#### Exercise directions:
Make an exact copy of all the data.

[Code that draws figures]
Begin
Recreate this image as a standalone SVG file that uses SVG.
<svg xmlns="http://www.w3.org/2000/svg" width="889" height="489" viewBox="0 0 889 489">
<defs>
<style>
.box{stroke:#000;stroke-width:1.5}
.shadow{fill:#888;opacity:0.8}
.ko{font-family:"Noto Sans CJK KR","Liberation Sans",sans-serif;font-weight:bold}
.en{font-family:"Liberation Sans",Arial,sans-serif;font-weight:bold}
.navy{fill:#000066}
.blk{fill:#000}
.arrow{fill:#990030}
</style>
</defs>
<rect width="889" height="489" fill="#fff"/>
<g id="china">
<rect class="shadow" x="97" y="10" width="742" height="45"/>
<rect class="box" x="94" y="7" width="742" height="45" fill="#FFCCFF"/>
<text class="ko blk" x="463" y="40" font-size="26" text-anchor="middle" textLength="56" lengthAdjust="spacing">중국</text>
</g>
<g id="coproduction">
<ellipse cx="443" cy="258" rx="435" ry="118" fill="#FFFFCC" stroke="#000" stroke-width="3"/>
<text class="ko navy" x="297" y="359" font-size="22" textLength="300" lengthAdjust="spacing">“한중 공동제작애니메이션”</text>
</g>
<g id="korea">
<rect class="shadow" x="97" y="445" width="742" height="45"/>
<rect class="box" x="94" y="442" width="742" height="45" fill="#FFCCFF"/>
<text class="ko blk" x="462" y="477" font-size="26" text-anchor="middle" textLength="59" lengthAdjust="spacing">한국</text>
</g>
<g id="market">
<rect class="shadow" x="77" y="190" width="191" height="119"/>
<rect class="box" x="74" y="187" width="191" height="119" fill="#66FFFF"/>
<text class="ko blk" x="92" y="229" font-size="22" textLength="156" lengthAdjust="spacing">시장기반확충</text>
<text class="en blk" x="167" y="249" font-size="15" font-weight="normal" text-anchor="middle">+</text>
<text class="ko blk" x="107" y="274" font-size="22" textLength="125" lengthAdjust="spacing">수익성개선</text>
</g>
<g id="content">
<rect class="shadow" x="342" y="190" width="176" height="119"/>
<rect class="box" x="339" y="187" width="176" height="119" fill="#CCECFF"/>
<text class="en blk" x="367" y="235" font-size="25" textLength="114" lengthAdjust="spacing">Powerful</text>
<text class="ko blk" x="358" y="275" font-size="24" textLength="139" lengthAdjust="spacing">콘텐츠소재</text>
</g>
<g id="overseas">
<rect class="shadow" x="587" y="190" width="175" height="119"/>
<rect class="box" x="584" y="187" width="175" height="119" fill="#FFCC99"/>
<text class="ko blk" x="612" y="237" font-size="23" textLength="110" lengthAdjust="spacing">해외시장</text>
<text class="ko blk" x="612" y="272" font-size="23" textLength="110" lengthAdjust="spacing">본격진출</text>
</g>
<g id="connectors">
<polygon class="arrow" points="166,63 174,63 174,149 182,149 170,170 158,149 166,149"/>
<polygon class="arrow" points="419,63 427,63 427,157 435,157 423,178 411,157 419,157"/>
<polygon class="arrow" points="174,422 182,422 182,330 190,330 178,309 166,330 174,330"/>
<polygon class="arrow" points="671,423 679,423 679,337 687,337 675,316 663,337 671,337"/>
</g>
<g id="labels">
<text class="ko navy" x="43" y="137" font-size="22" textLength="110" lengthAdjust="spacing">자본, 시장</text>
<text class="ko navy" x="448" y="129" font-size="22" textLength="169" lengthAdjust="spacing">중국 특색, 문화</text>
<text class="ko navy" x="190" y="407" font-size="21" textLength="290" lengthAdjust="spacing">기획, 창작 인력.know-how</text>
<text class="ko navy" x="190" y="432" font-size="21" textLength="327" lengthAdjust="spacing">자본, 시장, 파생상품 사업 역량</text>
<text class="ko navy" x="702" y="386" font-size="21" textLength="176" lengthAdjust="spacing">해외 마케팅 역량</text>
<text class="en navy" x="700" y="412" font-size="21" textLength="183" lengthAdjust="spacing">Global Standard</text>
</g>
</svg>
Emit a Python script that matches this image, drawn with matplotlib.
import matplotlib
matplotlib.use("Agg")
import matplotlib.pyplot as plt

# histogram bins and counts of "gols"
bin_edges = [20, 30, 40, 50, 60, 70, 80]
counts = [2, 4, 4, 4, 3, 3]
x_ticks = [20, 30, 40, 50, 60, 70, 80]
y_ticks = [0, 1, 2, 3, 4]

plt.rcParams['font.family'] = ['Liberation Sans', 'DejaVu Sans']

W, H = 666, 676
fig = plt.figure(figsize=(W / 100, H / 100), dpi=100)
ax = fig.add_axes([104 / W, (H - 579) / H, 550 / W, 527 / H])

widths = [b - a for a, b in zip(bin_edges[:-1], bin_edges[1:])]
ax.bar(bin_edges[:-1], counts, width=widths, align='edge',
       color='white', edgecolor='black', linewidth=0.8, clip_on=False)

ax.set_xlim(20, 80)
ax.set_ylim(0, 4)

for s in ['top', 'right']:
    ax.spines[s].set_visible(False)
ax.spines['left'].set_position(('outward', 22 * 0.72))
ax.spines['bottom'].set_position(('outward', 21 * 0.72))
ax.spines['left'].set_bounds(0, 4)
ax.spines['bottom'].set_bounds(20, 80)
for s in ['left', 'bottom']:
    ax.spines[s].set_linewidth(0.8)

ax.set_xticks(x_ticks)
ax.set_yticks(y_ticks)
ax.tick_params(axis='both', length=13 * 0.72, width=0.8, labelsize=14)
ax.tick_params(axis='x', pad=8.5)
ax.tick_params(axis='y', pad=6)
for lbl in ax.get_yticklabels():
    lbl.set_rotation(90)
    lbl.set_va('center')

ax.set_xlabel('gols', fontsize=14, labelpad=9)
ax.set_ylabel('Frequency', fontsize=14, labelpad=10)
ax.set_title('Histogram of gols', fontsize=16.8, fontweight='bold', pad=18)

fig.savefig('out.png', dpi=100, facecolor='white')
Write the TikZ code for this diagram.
End
#### Written solution:
Recreate this image as a standalone SVG file that uses SVG.
<svg xmlns="http://www.w3.org/2000/svg" width="889" height="489" viewBox="0 0 889 489">
<defs>
<style>
.box{stroke:#000;stroke-width:1.5}
.shadow{fill:#888;opacity:0.8}
.ko{font-family:"Noto Sans CJK KR","Liberation Sans",sans-serif;font-weight:bold}
.en{font-family:"Liberation Sans",Arial,sans-serif;font-weight:bold}
.navy{fill:#000066}
.blk{fill:#000}
.arrow{fill:#990030}
</style>
</defs>
<rect width="889" height="489" fill="#fff"/>
<g id="china">
<rect class="shadow" x="97" y="10" width="742" height="45"/>
<rect class="box" x="94" y="7" width="742" height="45" fill="#FFCCFF"/>
<text class="ko blk" x="463" y="40" font-size="26" text-anchor="middle" textLength="56" lengthAdjust="spacing">중국</text>
</g>
<g id="coproduction">
<ellipse cx="443" cy="258" rx="435" ry="118" fill="#FFFFCC" stroke="#000" stroke-width="3"/>
<text class="ko navy" x="297" y="359" font-size="22" textLength="300" lengthAdjust="spacing">“한중 공동제작애니메이션”</text>
</g>
<g id="korea">
<rect class="shadow" x="97" y="445" width="742" height="45"/>
<rect class="box" x="94" y="442" width="742" height="45" fill="#FFCCFF"/>
<text class="ko blk" x="462" y="477" font-size="26" text-anchor="middle" textLength="59" lengthAdjust="spacing">한국</text>
</g>
<g id="market">
<rect class="shadow" x="77" y="190" width="191" height="119"/>
<rect class="box" x="74" y="187" width="191" height="119" fill="#66FFFF"/>
<text class="ko blk" x="92" y="229" font-size="22" textLength="156" lengthAdjust="spacing">시장기반확충</text>
<text class="en blk" x="167" y="249" font-size="15" font-weight="normal" text-anchor="middle">+</text>
<text class="ko blk" x="107" y="274" font-size="22" textLength="125" lengthAdjust="spacing">수익성개선</text>
</g>
<g id="content">
<rect class="shadow" x="342" y="190" width="176" height="119"/>
<rect class="box" x="339" y="187" width="176" height="119" fill="#CCECFF"/>
<text class="en blk" x="367" y="235" font-size="25" textLength="114" lengthAdjust="spacing">Powerful</text>
<text class="ko blk" x="358" y="275" font-size="24" textLength="139" lengthAdjust="spacing">콘텐츠소재</text>
</g>
<g id="overseas">
<rect class="shadow" x="587" y="190" width="175" height="119"/>
<rect class="box" x="584" y="187" width="175" height="119" fill="#FFCC99"/>
<text class="ko blk" x="612" y="237" font-size="23" textLength="110" lengthAdjust="spacing">해외시장</text>
<text class="ko blk" x="612" y="272" font-size="23" textLength="110" lengthAdjust="spacing">본격진출</text>
</g>
<g id="connectors">
<polygon class="arrow" points="166,63 174,63 174,149 182,149 170,170 158,149 166,149"/>
<polygon class="arrow" points="419,63 427,63 427,157 435,157 423,178 411,157 419,157"/>
<polygon class="arrow" points="174,422 182,422 182,330 190,330 178,309 166,330 174,330"/>
<polygon class="arrow" points="671,423 679,423 679,337 687,337 675,316 663,337 671,337"/>
</g>
<g id="labels">
<text class="ko navy" x="43" y="137" font-size="22" textLength="110" lengthAdjust="spacing">자본, 시장</text>
<text class="ko navy" x="448" y="129" font-size="22" textLength="169" lengthAdjust="spacing">중국 특색, 문화</text>
<text class="ko navy" x="190" y="407" font-size="21" textLength="290" lengthAdjust="spacing">기획, 창작 인력.know-how</text>
<text class="ko navy" x="190" y="432" font-size="21" textLength="327" lengthAdjust="spacing">자본, 시장, 파생상품 사업 역량</text>
<text class="ko navy" x="702" y="386" font-size="21" textLength="176" lengthAdjust="spacing">해외 마케팅 역량</text>
<text class="en navy" x="700" y="412" font-size="21" textLength="183" lengthAdjust="spacing">Global Standard</text>
</g>
</svg>
Emit a Python script that matches this image, drawn with matplotlib.
import matplotlib
matplotlib.use("Agg")
import matplotlib.pyplot as plt

# histogram bins and counts of "gols"
bin_edges = [20, 30, 40, 50, 60, 70, 80]
counts = [2, 4, 4, 4, 3, 3]
x_ticks = [20, 30, 40, 50, 60, 70, 80]
y_ticks = [0, 1, 2, 3, 4]

plt.rcParams['font.family'] = ['Liberation Sans', 'DejaVu Sans']

W, H = 666, 676
fig = plt.figure(figsize=(W / 100, H / 100), dpi=100)
ax = fig.add_axes([104 / W, (H - 579) / H, 550 / W, 527 / H])

widths = [b - a for a, b in zip(bin_edges[:-1], bin_edges[1:])]
ax.bar(bin_edges[:-1], counts, width=widths, align='edge',
       color='white', edgecolor='black', linewidth=0.8, clip_on=False)

ax.set_xlim(20, 80)
ax.set_ylim(0, 4)

for s in ['top', 'right']:
    ax.spines[s].set_visible(False)
ax.spines['left'].set_position(('outward', 22 * 0.72))
ax.spines['bottom'].set_position(('outward', 21 * 0.72))
ax.spines['left'].set_bounds(0, 4)
ax.spines['bottom'].set_bounds(20, 80)
for s in ['left', 'bottom']:
    ax.spines[s].set_linewidth(0.8)

ax.set_xticks(x_ticks)
ax.set_yticks(y_ticks)
ax.tick_params(axis='both', length=13 * 0.72, width=0.8, labelsize=14)
ax.tick_params(axis='x', pad=8.5)
ax.tick_params(axis='y', pad=6)
for lbl in ax.get_yticklabels():
    lbl.set_rotation(90)
    lbl.set_va('center')

ax.set_xlabel('gols', fontsize=14, labelpad=9)
ax.set_ylabel('Frequency', fontsize=14, labelpad=10)
ax.set_title('Histogram of gols', fontsize=16.8, fontweight='bold', pad=18)

fig.savefig('out.png', dpi=100, facecolor='white')
Write the TikZ code for this diagram.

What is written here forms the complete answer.